Data segment.
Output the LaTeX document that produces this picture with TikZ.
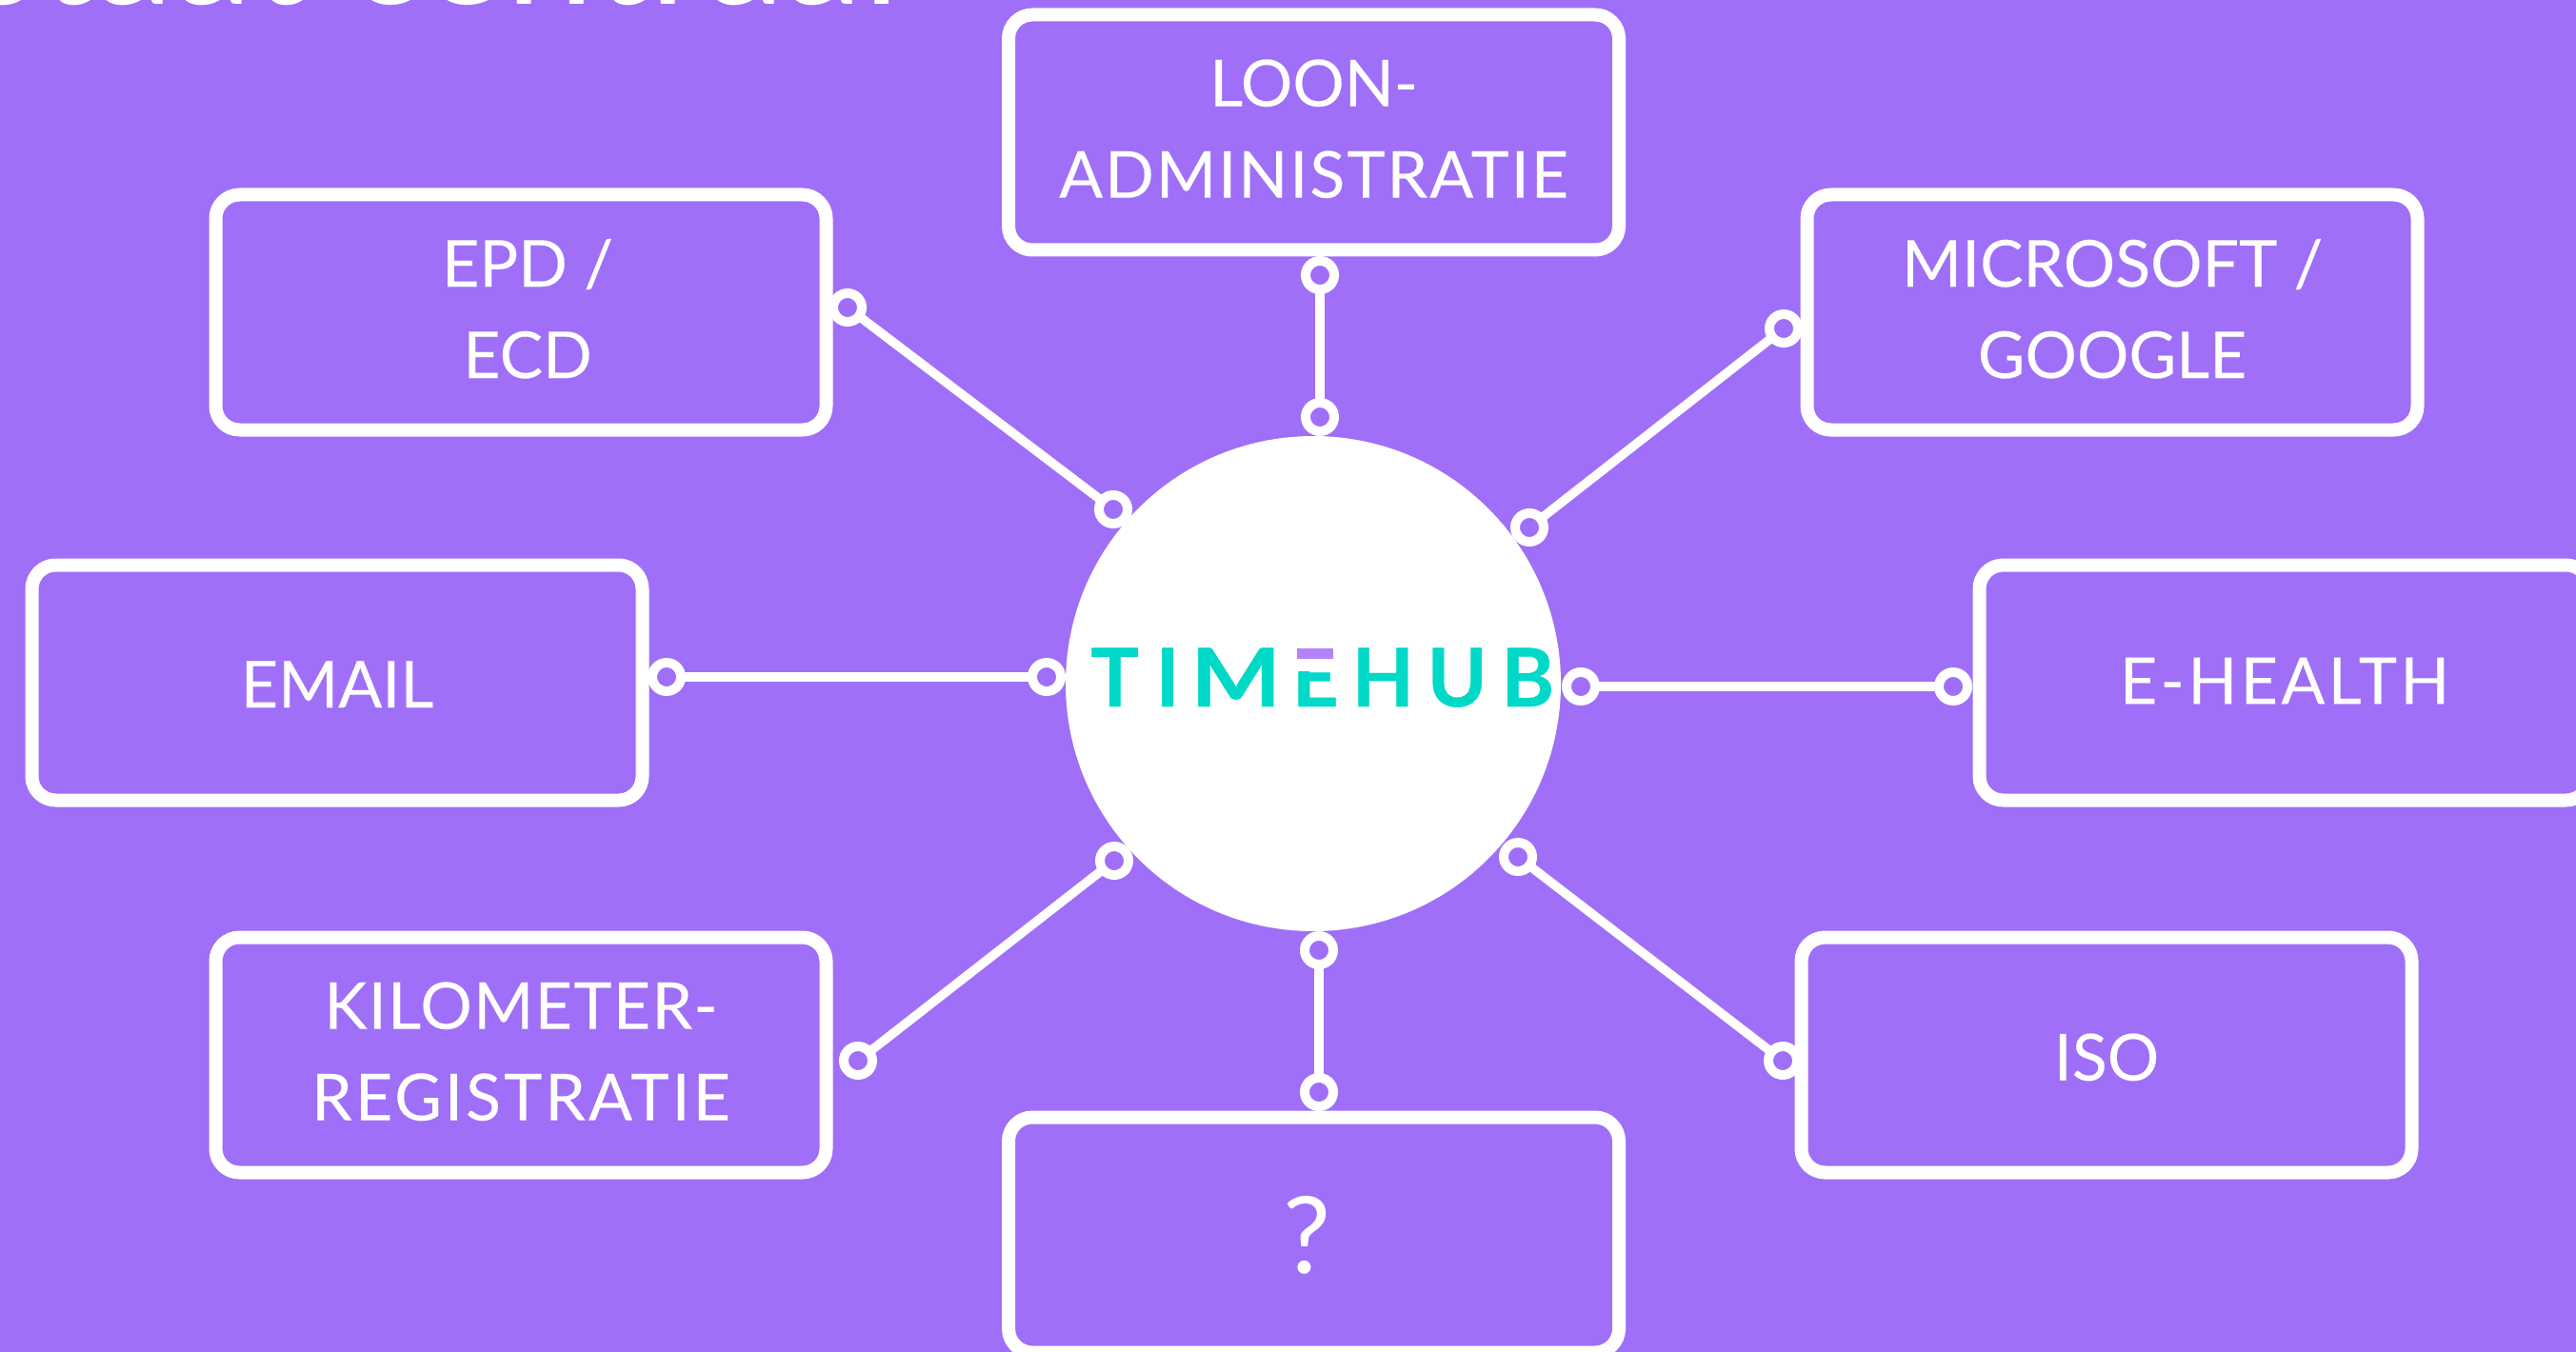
\documentclass[tikz,border=0pt]{standalone}
\usepackage{fontspec}
\setmainfont{Lato}
\definecolor{paars}{HTML}{9F6FF8}
\definecolor{lichtpaars}{HTML}{B682F8}
\definecolor{turkoois}{HTML}{00D9C8}
\newcommand{\ruim}[2]{{\addfontfeature{LetterSpace=#1}#2}}
\newcommand{\lt}[1]{\makebox[0pt]{#1}}
\tikzset{
  blok/.style={draw=white, fill=paars, text=white, line width=14pt, rounded corners=25pt, outer sep=0pt, inner sep=0pt,
    minimum width=641pt, minimum height=247pt, align=center, font=\fontsize{68}{96}\selectfont\addfontfeature{FakeBold=0.2}},
  ring/.style={draw=white, fill=paars, circle, line width=10pt, inner sep=0pt, outer sep=0pt, minimum size=30pt},
  link/.style={draw=white, line width=9.5pt}
}
\begin{document}
\begin{tikzpicture}[x=1pt,y=-1pt]
        \useasboundingbox (0,0) rectangle (2705,1420);
        \clip (0,0) rectangle (2705,1420);
        \fill[paars] (0,0) rectangle (2705,1420);
        \node[anchor=base west, text=white, inner sep=0pt, font=\fontsize{166}{166}\selectfont] (titel) at (-32,5) {staat centraal};

        \node[circle, fill=white, inner sep=0pt, outer sep=0pt, minimum size=520pt] (hub) at (1379,718) {};
        \node[anchor=base west, text=turkoois, inner sep=0pt, font=\fontsize{85}{85}\selectfont\bfseries\addfontfeature{FakeBold=0.5}] (logo) at (1170.5,742)
          {\lt{T}\hspace{55.5pt}\lt{I}\hspace{71.5pt}\lt{\scalebox{1.18}[1]{M}}\hspace{83.5pt}\lt{E}\hspace{71pt}\lt{H}\hspace{78pt}\lt{U}\hspace{74pt}\lt{B}};
        \fill[white] (1356,678) rectangle (1406,705);
        \fill[lichtpaars] (1362,681) rectangle (1400,692);

        \node[blok, text depth=8pt] (loon) at (1379.5,139) {LOON-\\\ruim{3}{ADMINISTRATIE}};
        \node[blok, text depth=8pt] (epd) at (547,328) {\hspace*{14pt}EPD /\\\hspace*{14pt}ECD};
        \node[blok, text depth=8pt] (ms) at (2218,328) {MICROSOFT /\\GOOGLE};
        \node[blok, text height=52pt] (email) at (354,717) {EMAIL};
        \node[blok, text depth=4pt] (ehealth) at (2399,717) {\ruim{5}{E-HEALTH}};
        \node[blok, text depth=8pt] (km) at (547,1108) {\ruim{2}{KILOMETER-}\\\ruim{4.5}{REGISTRATIE}};
        \node[blok, font=\fontsize{112}{112}\selectfont] (vraag) at (1379.5,1297) {?\hspace*{14pt}};
        \node[blok, text height=54pt] (iso) at (2212,1108) {ISO};

        \node[ring] (r1) at (890,323) {};
        \node[ring] (r2) at (1169,535) {};
        \node[ring] (r3) at (1386,289) {};
        \node[ring] (r4) at (1386,438) {};
        \node[ring] (r5) at (1873,345) {};
        \node[ring] (r6) at (1606,554) {};
        \node[ring] (r7) at (700,711) {};
        \node[ring] (r8) at (1099,711) {};
        \node[ring] (r9) at (1660,721) {};
        \node[ring] (r10) at (2051,721) {};
        \node[ring] (r11) at (901,1114) {};
        \node[ring] (r12) at (1170,904) {};
        \node[ring] (r13) at (1385,998) {};
        \node[ring] (r14) at (1385,1147) {};
        \node[ring] (r15) at (1594,900) {};
        \node[ring] (r16) at (1872,1114) {};

        \foreach \from/\to in {r1/r2, r3/r4, r5/r6, r7/r8, r9/r10, r11/r12, r13/r14, r15/r16}
          \draw[link] (\from) -- (\to);
      \end{tikzpicture}
\end{document}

Objective. Write out every line above exactly as it is, leaving out the pictures.

Complete response.
Output the LaTeX document that produces this picture with TikZ.
\documentclass[tikz,border=0pt]{standalone}
\usepackage{fontspec}
\setmainfont{Lato}
\definecolor{paars}{HTML}{9F6FF8}
\definecolor{lichtpaars}{HTML}{B682F8}
\definecolor{turkoois}{HTML}{00D9C8}
\newcommand{\ruim}[2]{{\addfontfeature{LetterSpace=#1}#2}}
\newcommand{\lt}[1]{\makebox[0pt]{#1}}
\tikzset{
  blok/.style={draw=white, fill=paars, text=white, line width=14pt, rounded corners=25pt, outer sep=0pt, inner sep=0pt,
    minimum width=641pt, minimum height=247pt, align=center, font=\fontsize{68}{96}\selectfont\addfontfeature{FakeBold=0.2}},
  ring/.style={draw=white, fill=paars, circle, line width=10pt, inner sep=0pt, outer sep=0pt, minimum size=30pt},
  link/.style={draw=white, line width=9.5pt}
}
\begin{document}
\begin{tikzpicture}[x=1pt,y=-1pt]
        \useasboundingbox (0,0) rectangle (2705,1420);
        \clip (0,0) rectangle (2705,1420);
        \fill[paars] (0,0) rectangle (2705,1420);
        \node[anchor=base west, text=white, inner sep=0pt, font=\fontsize{166}{166}\selectfont] (titel) at (-32,5) {staat centraal};

        \node[circle, fill=white, inner sep=0pt, outer sep=0pt, minimum size=520pt] (hub) at (1379,718) {};
        \node[anchor=base west, text=turkoois, inner sep=0pt, font=\fontsize{85}{85}\selectfont\bfseries\addfontfeature{FakeBold=0.5}] (logo) at (1170.5,742)
          {\lt{T}\hspace{55.5pt}\lt{I}\hspace{71.5pt}\lt{\scalebox{1.18}[1]{M}}\hspace{83.5pt}\lt{E}\hspace{71pt}\lt{H}\hspace{78pt}\lt{U}\hspace{74pt}\lt{B}};
        \fill[white] (1356,678) rectangle (1406,705);
        \fill[lichtpaars] (1362,681) rectangle (1400,692);

        \node[blok, text depth=8pt] (loon) at (1379.5,139) {LOON-\\\ruim{3}{ADMINISTRATIE}};
        \node[blok, text depth=8pt] (epd) at (547,328) {\hspace*{14pt}EPD /\\\hspace*{14pt}ECD};
        \node[blok, text depth=8pt] (ms) at (2218,328) {MICROSOFT /\\GOOGLE};
        \node[blok, text height=52pt] (email) at (354,717) {EMAIL};
        \node[blok, text depth=4pt] (ehealth) at (2399,717) {\ruim{5}{E-HEALTH}};
        \node[blok, text depth=8pt] (km) at (547,1108) {\ruim{2}{KILOMETER-}\\\ruim{4.5}{REGISTRATIE}};
        \node[blok, font=\fontsize{112}{112}\selectfont] (vraag) at (1379.5,1297) {?\hspace*{14pt}};
        \node[blok, text height=54pt] (iso) at (2212,1108) {ISO};

        \node[ring] (r1) at (890,323) {};
        \node[ring] (r2) at (1169,535) {};
        \node[ring] (r3) at (1386,289) {};
        \node[ring] (r4) at (1386,438) {};
        \node[ring] (r5) at (1873,345) {};
        \node[ring] (r6) at (1606,554) {};
        \node[ring] (r7) at (700,711) {};
        \node[ring] (r8) at (1099,711) {};
        \node[ring] (r9) at (1660,721) {};
        \node[ring] (r10) at (2051,721) {};
        \node[ring] (r11) at (901,1114) {};
        \node[ring] (r12) at (1170,904) {};
        \node[ring] (r13) at (1385,998) {};
        \node[ring] (r14) at (1385,1147) {};
        \node[ring] (r15) at (1594,900) {};
        \node[ring] (r16) at (1872,1114) {};

        \foreach \from/\to in {r1/r2, r3/r4, r5/r6, r7/r8, r9/r10, r11/r12, r13/r14, r15/r16}
          \draw[link] (\from) -- (\to);
      \end{tikzpicture}
\end{document}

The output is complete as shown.